The Colorado farmer raises everything in the fruit and vegetable line that can be produced in the East. Through the system of irrigation the soil is brought to such a state of production that one farmer near Denver was reaping a revenue of $5,000 a year from a twenty-acre plot.
"One of our best crops is tomatoes," said our guide, with the view of enlightening some possible investor. "There, you can see in the distance, is one of our largest canneries. It cans tomatoes only. All the tomatoes they can are raised around Denver, and all the tomatoes not consumed in the city are sent to this cannery to be canned. They raise all they can and what they can't raise they can't can. They eat all they can, and all they can't eat they can. Moreover, all they can't can they eat, and what they eat they can't can. All canned tomatoes they can and cannot eat they ship to those who can't visit Denver to eat all they can. If you can visit the cannery and see them can all they can and eat what they can't can, and can't eat a can yourselves, you then only can understand why it is they can't eat what they can and can't can what they eat. Can you not?" When he had finished three women cried.
Later on the journey the car was stopped in a different quarter of the suburbs, where several got off to pluck wild flowers. In the course of our tour many attractive buildings were pointed out, among them the Consumptive's Home, erected by philanthropists of the East, and the several smelting mills, one of which boasts of a chimney four hundred feet in height, the tallest on the continent. While the ladies were gathering wild flowers I was persuaded to perpetrate a practical joke suggested by two jovial Johnny Bulls. I had become quite chatty with their party. They had the impression that I was a cowboy, and when they discovered their error they proposed I should jostle a fellow countryman of theirs as soon as they could decoy him off the car, they claiming that he still believed me a real cow-puncher out for a holiday. They said it was his first trip to America, and that he had frequently expressed a curiosity to see one of those wild men of the plains. On promises of their support in case of offense being taken, I chuckled and awaited my chance.
Presently the man was persuaded to pick a wild rose, and as he was about to pass me I backed roughly against him, almost sending him off his feet. When he had regained his equilibrium and was on the point of rebuking me, I turned furiously upon him: "Say, you foreign tenderfoot," I said, "you got a preemption on the whole earth? If so, just fence it in. Don't yer brush me that way agin, or I'll show yer how we trim moustaches out in this country when our razors ain't sharp. Understand?"
As I uttered these words I put my hand on my hip-pocket. My sombrero was tilted, and the attitude I struck would have amused any real cowboy. The astonished Englishman, red in the face, edged away in silence and eyed me narrowly.
"Turn your lamps the other way, or I'll shoot off yer eyebrows!" I shouted.

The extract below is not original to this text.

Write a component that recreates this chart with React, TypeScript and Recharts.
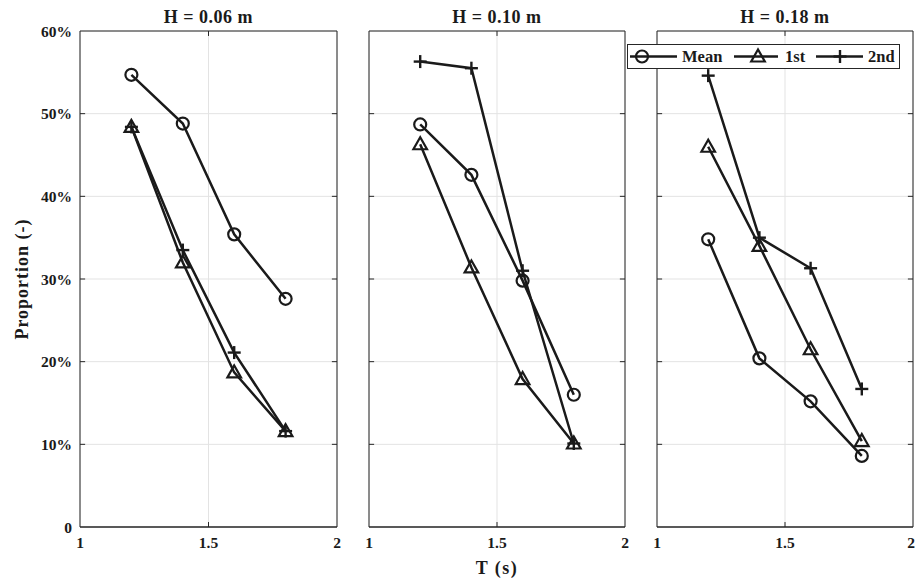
import React from "react";
import { LineChart, Line, XAxis, YAxis, CartesianGrid, ReferenceLine } from "recharts";

// wave period (s)
const periods = [1.2, 1.4, 1.6, 1.8];

const panelTitles = ["H = 0.06 m", "H = 0.10 m", "H = 0.18 m"];
const seriesNames = ["Mean", "1st", "2nd"];

// proportions (%) per panel
const meanH006 = [54.7, 48.8, 35.4, 27.6];
const firstH006 = [48.4, 32.0, 18.7, 11.6];
const secondH006 = [48.4, 33.5, 21.1, 11.6];

const meanH010 = [48.7, 42.6, 29.8, 16.0];
const firstH010 = [46.3, 31.4, 17.9, 10.1];
const secondH010 = [56.3, 55.5, 31.0, 10.1];

const meanH018 = [34.8, 20.4, 15.2, 8.6];
const firstH018 = [46.0, 34.0, 21.5, 10.4];
const secondH018 = [54.6, 35.0, 31.3, 16.7];

const xTicks = [1, 1.5, 2];
const yTicks = [0, 10, 20, 30, 40, 50, 60];

const INK = "#1a1a1a";
const AXIS = "#262626";
const FONT = "'Liberation Serif', 'Times New Roman', serif";

const buildRows = (m: number[], f: number[], s: number[]) =>
  periods.map((t, i) => ({ t, mean: m[i], first: f[i], second: s[i] }));

const panels = [
  buildRows(meanH006, firstH006, secondH006),
  buildRows(meanH010, firstH010, secondH010),
  buildRows(meanH018, firstH018, secondH018),
];

function CircleMark({ cx, cy }: { cx: number; cy: number }) {
  return <circle cx={cx} cy={cy} r={6} fill="none" stroke={INK} strokeWidth={2.2} />;
}
function TriMark({ cx, cy }: { cx: number; cy: number }) {
  return (
    <polygon
      points={`${cx},${cy - 7} ${cx - 6.8},${cy + 5} ${cx + 6.8},${cy + 5}`}
      fill="none" stroke={INK} strokeWidth={2.2} strokeLinejoin="miter"
    />
  );
}
function PlusMark({ cx, cy }: { cx: number; cy: number }) {
  return (
    <g stroke={INK} strokeWidth={2.4}>
      <line x1={cx - 6.5} y1={cy} x2={cx + 6.5} y2={cy} />
      <line x1={cx} y1={cy - 6.5} x2={cx} y2={cy + 6.5} />
    </g>
  );
}

const dotFn = (Mark: typeof CircleMark) => (p: any) =>
  <Mark key={`m-${p.index}`} cx={p.cx} cy={p.cy} />;

const tickStyle = { fontFamily: FONT, fontWeight: 700, fontSize: 15.5, fill: INK };

// chart boxes: left pos, width, margins -> plot areas 80-337, 369-625, 657-913
const layout = [
  { left: 0, width: 345, ml: 0, mr: 8, yw: 80 },
  { left: 361, width: 272, ml: 8, mr: 8, yw: 0 },
  { left: 649, width: 266, ml: 8, mr: 2, yw: 0 },
];

// inward tick marks (matlab style), length in data units
const TX = 0.02;
const TY = 0.6;

function Panel({ idx }: { idx: number }) {
  const l = layout[idx];
  const first = idx === 0;
  return (
    <div style={{ position: "absolute", left: l.left, top: 0 }}>
      <LineChart
        width={l.width}
        height={585}
        data={panels[idx]}
        margin={{ top: 31, right: l.mr, bottom: 28, left: l.ml }}
      >
        <CartesianGrid stroke="#e3e3e3" strokeWidth={1} />
        <XAxis
          type="number" dataKey="t" domain={[1, 2]} ticks={xTicks} allowDataOverflow
          height={30} tickSize={0} tickMargin={10} axisLine={false} tickLine={false}
          tick={tickStyle}
        />
        <YAxis
          type="number" domain={[0, 60]} ticks={yTicks} allowDataOverflow
          hide={!first} width={l.yw} tickSize={0} tickMargin={8}
          axisLine={false} tickLine={false} tick={tickStyle}
          tickFormatter={(v: number) => (v === 0 ? "0" : `${v}%`)}
        />
        {yTicks.slice(1, -1).map((v) => (
          <ReferenceLine key={`yl${v}`} segment={[{ x: 1, y: v }, { x: 1 + TX, y: v }]} stroke={AXIS} />
        ))}
        {yTicks.slice(1, -1).map((v) => (
          <ReferenceLine key={`yr${v}`} segment={[{ x: 2 - TX, y: v }, { x: 2, y: v }]} stroke={AXIS} />
        ))}
        {xTicks.slice(1, -1).map((v) => (
          <ReferenceLine key={`xb${v}`} segment={[{ x: v, y: 0 }, { x: v, y: TY }]} stroke={AXIS} />
        ))}
        {xTicks.slice(1, -1).map((v) => (
          <ReferenceLine key={`xt${v}`} segment={[{ x: v, y: 60 - TY }, { x: v, y: 60 }]} stroke={AXIS} />
        ))}
        <ReferenceLine x={1} stroke={AXIS} strokeWidth={1} />
        <ReferenceLine x={2} stroke={AXIS} strokeWidth={1} />
        <ReferenceLine y={0} stroke={AXIS} strokeWidth={1.5} />
        <ReferenceLine y={60} stroke={AXIS} strokeWidth={1} />
        <Line dataKey="mean" stroke={INK} strokeWidth={2.5} dot={dotFn(CircleMark)}
          activeDot={false} isAnimationActive={false} />
        <Line dataKey="first" stroke={INK} strokeWidth={2.5} dot={dotFn(TriMark)}
          activeDot={false} isAnimationActive={false} />
        <Line dataKey="second" stroke={INK} strokeWidth={2.5} dot={dotFn(PlusMark)}
          activeDot={false} isAnimationActive={false} />
      </LineChart>
    </div>
  );
}

const plotCenters = [208.5, 497, 785];

function LegendBox() {
  const marks = [CircleMark, TriMark, PlusMark];
  const items = [
    { x1: 2, cx: 14, x2: 49, tx: 54 },
    { x1: 106, cx: 130, x2: 150, tx: 157 },
    { x1: 188, cx: 212, x2: 235, tx: 240 },
  ];
  return (
    <div style={{
      position: "absolute", left: 627, top: 44, width: 273, height: 25,
      border: `1px solid ${AXIS}`, background: "#fff", boxSizing: "border-box",
    }}>
      <svg width={271} height={23} style={{ display: "block" }}>
        {items.map((it, i) => {
          const M = marks[i];
          return (
            <g key={seriesNames[i]}>
              <line x1={it.x1} y1={11.5} x2={it.x2} y2={11.5} stroke={INK} strokeWidth={2.5} />
              <M cx={it.cx} cy={11.5} />
              <text x={it.tx} y={17} style={{ fontFamily: FONT, fontWeight: 700, fontSize: 16.5 }} fill={INK}>
                {seriesNames[i]}
              </text>
            </g>
          );
        })}
      </svg>
    </div>
  );
}

export default function App() {
  return (
    <div style={{
      position: "absolute", left: 0, top: 0, width: 915, height: 585,
      overflow: "hidden", background: "#fff", fontFamily: FONT, color: INK,
    }}>
      {[0, 1, 2].map((i) => <Panel key={i} idx={i} />)}
      {panelTitles.map((t, i) => (
        <div key={t} style={{
          position: "absolute", left: plotCenters[i] - 100, width: 200, top: 6,
          textAlign: "center", fontWeight: 700, fontSize: 18, lineHeight: "22px",
          letterSpacing: 0.5,
        }}>{t}</div>
      ))}
      <LegendBox />
      <div style={{
        position: "absolute", left: 397, width: 200, top: 557, textAlign: "center",
        fontWeight: 700, fontSize: 18, lineHeight: "22px", letterSpacing: 1.5,
      }}>T (s)</div>
      <div style={{
        position: "absolute", left: 22, top: 279, width: 200, marginLeft: -100,
        textAlign: "center", fontWeight: 700, fontSize: 18, lineHeight: "22px",
        letterSpacing: 1, transform: "translateY(-11px) rotate(-90deg)",
      }}>Proportion (-)</div>
    </div>
  );
}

At once the innocent butt of our ungentlemanly joke ventured to apologize for the carelessness that was not his, when a peal of laughter from behind told plainly that the joke was off. I turned to see everybody in a fit of laughter; I now began to feel embarrassed, and had not my confederate immediately explained the case and introduced me to their imposed-upon comrade, I certainly would have felt very awkward. As it was, the tourist laughed heartily at the joke, complimented me on my art in acting and gave me a cordial handshake. At our journey's end I was introduced to all the ladies, and induced to pose for their cameras, after which I departed with the well-wishes of all.